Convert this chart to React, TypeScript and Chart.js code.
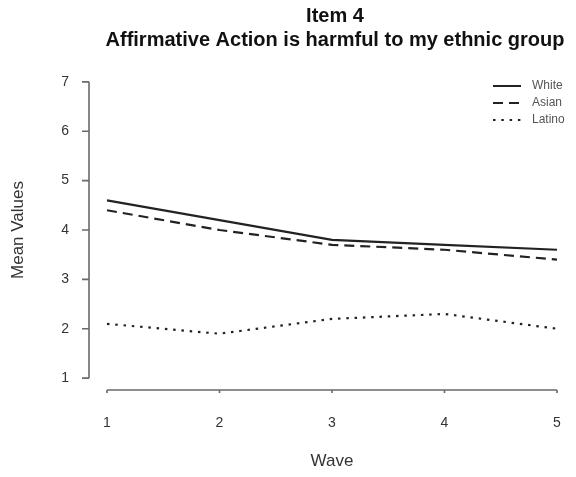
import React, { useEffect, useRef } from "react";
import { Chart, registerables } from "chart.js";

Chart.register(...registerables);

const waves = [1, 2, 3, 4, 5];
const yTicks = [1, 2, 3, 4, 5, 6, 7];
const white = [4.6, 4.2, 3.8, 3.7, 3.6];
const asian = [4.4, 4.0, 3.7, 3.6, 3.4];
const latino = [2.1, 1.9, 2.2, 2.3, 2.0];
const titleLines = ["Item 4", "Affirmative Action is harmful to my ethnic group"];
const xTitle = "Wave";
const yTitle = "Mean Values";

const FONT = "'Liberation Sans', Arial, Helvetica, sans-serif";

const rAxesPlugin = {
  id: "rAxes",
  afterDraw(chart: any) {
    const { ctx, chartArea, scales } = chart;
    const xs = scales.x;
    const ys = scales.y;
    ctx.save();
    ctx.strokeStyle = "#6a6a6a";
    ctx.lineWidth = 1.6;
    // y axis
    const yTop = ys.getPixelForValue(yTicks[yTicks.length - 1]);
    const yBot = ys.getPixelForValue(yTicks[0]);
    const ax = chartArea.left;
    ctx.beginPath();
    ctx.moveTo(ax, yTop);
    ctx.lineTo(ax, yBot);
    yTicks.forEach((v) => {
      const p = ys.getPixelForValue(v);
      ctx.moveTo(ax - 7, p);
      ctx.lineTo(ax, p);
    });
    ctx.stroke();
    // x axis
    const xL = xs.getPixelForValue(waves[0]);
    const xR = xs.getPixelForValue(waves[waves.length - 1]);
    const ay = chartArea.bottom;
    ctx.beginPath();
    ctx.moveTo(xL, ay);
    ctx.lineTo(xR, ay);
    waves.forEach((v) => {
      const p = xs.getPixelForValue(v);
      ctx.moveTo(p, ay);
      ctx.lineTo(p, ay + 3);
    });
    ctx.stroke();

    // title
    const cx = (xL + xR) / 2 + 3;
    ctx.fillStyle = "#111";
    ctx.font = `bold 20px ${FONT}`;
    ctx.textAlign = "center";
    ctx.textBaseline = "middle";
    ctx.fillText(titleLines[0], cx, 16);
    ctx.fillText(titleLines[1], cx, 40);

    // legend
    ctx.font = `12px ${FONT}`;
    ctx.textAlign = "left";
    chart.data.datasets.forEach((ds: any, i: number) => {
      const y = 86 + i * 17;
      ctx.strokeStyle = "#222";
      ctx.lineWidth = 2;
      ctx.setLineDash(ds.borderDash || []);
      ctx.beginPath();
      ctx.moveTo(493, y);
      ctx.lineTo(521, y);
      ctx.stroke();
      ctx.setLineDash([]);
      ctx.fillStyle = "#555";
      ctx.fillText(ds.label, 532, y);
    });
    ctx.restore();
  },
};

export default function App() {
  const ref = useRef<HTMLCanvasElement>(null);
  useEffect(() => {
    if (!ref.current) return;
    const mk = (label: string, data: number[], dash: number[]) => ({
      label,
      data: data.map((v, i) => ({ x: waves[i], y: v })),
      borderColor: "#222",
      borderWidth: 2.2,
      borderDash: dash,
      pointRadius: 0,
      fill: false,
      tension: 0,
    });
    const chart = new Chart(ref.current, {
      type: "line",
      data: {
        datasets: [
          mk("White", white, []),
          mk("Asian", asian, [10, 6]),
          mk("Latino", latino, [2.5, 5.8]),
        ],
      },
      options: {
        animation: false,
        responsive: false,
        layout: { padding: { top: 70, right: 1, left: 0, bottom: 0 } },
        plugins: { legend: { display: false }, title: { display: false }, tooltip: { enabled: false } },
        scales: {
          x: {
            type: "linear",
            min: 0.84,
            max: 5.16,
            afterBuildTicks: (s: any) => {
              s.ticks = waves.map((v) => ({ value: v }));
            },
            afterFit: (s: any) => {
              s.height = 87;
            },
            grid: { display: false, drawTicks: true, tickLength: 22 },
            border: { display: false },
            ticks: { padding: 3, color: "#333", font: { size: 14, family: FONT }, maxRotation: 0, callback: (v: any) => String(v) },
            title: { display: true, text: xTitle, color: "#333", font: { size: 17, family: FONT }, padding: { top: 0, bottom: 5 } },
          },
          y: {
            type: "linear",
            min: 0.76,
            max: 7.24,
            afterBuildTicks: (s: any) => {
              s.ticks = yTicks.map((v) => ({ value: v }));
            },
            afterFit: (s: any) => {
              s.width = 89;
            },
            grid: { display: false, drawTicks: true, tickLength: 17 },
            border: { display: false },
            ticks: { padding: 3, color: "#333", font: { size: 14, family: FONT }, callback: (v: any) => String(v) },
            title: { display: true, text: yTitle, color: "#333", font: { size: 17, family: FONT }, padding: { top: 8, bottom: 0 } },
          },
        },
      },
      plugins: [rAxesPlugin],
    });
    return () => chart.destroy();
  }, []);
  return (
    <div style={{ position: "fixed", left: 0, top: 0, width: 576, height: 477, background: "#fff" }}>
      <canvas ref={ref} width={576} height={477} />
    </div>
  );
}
# # # # # # #
• **REQUIREMENTS**
Each line of the data should be quoted exactly, with pictures left out.

• **ANSWER FOR THIS EXERCISE**
Convert this chart to React, TypeScript and Chart.js code.
import React, { useEffect, useRef } from "react";
import { Chart, registerables } from "chart.js";

Chart.register(...registerables);

const waves = [1, 2, 3, 4, 5];
const yTicks = [1, 2, 3, 4, 5, 6, 7];
const white = [4.6, 4.2, 3.8, 3.7, 3.6];
const asian = [4.4, 4.0, 3.7, 3.6, 3.4];
const latino = [2.1, 1.9, 2.2, 2.3, 2.0];
const titleLines = ["Item 4", "Affirmative Action is harmful to my ethnic group"];
const xTitle = "Wave";
const yTitle = "Mean Values";

const FONT = "'Liberation Sans', Arial, Helvetica, sans-serif";

const rAxesPlugin = {
  id: "rAxes",
  afterDraw(chart: any) {
    const { ctx, chartArea, scales } = chart;
    const xs = scales.x;
    const ys = scales.y;
    ctx.save();
    ctx.strokeStyle = "#6a6a6a";
    ctx.lineWidth = 1.6;
    // y axis
    const yTop = ys.getPixelForValue(yTicks[yTicks.length - 1]);
    const yBot = ys.getPixelForValue(yTicks[0]);
    const ax = chartArea.left;
    ctx.beginPath();
    ctx.moveTo(ax, yTop);
    ctx.lineTo(ax, yBot);
    yTicks.forEach((v) => {
      const p = ys.getPixelForValue(v);
      ctx.moveTo(ax - 7, p);
      ctx.lineTo(ax, p);
    });
    ctx.stroke();
    // x axis
    const xL = xs.getPixelForValue(waves[0]);
    const xR = xs.getPixelForValue(waves[waves.length - 1]);
    const ay = chartArea.bottom;
    ctx.beginPath();
    ctx.moveTo(xL, ay);
    ctx.lineTo(xR, ay);
    waves.forEach((v) => {
      const p = xs.getPixelForValue(v);
      ctx.moveTo(p, ay);
      ctx.lineTo(p, ay + 3);
    });
    ctx.stroke();

    // title
    const cx = (xL + xR) / 2 + 3;
    ctx.fillStyle = "#111";
    ctx.font = `bold 20px ${FONT}`;
    ctx.textAlign = "center";
    ctx.textBaseline = "middle";
    ctx.fillText(titleLines[0], cx, 16);
    ctx.fillText(titleLines[1], cx, 40);

    // legend
    ctx.font = `12px ${FONT}`;
    ctx.textAlign = "left";
    chart.data.datasets.forEach((ds: any, i: number) => {
      const y = 86 + i * 17;
      ctx.strokeStyle = "#222";
      ctx.lineWidth = 2;
      ctx.setLineDash(ds.borderDash || []);
      ctx.beginPath();
      ctx.moveTo(493, y);
      ctx.lineTo(521, y);
      ctx.stroke();
      ctx.setLineDash([]);
      ctx.fillStyle = "#555";
      ctx.fillText(ds.label, 532, y);
    });
    ctx.restore();
  },
};

export default function App() {
  const ref = useRef<HTMLCanvasElement>(null);
  useEffect(() => {
    if (!ref.current) return;
    const mk = (label: string, data: number[], dash: number[]) => ({
      label,
      data: data.map((v, i) => ({ x: waves[i], y: v })),
      borderColor: "#222",
      borderWidth: 2.2,
      borderDash: dash,
      pointRadius: 0,
      fill: false,
      tension: 0,
    });
    const chart = new Chart(ref.current, {
      type: "line",
      data: {
        datasets: [
          mk("White", white, []),
          mk("Asian", asian, [10, 6]),
          mk("Latino", latino, [2.5, 5.8]),
        ],
      },
      options: {
        animation: false,
        responsive: false,
        layout: { padding: { top: 70, right: 1, left: 0, bottom: 0 } },
        plugins: { legend: { display: false }, title: { display: false }, tooltip: { enabled: false } },
        scales: {
          x: {
            type: "linear",
            min: 0.84,
            max: 5.16,
            afterBuildTicks: (s: any) => {
              s.ticks = waves.map((v) => ({ value: v }));
            },
            afterFit: (s: any) => {
              s.height = 87;
            },
            grid: { display: false, drawTicks: true, tickLength: 22 },
            border: { display: false },
            ticks: { padding: 3, color: "#333", font: { size: 14, family: FONT }, maxRotation: 0, callback: (v: any) => String(v) },
            title: { display: true, text: xTitle, color: "#333", font: { size: 17, family: FONT }, padding: { top: 0, bottom: 5 } },
          },
          y: {
            type: "linear",
            min: 0.76,
            max: 7.24,
            afterBuildTicks: (s: any) => {
              s.ticks = yTicks.map((v) => ({ value: v }));
            },
            afterFit: (s: any) => {
              s.width = 89;
            },
            grid: { display: false, drawTicks: true, tickLength: 17 },
            border: { display: false },
            ticks: { padding: 3, color: "#333", font: { size: 14, family: FONT }, callback: (v: any) => String(v) },
            title: { display: true, text: yTitle, color: "#333", font: { size: 17, family: FONT }, padding: { top: 8, bottom: 0 } },
          },
        },
      },
      plugins: [rAxesPlugin],
    });
    return () => chart.destroy();
  }, []);
  return (
    <div style={{ position: "fixed", left: 0, top: 0, width: 576, height: 477, background: "#fff" }}>
      <canvas ref={ref} width={576} height={477} />
    </div>
  );
}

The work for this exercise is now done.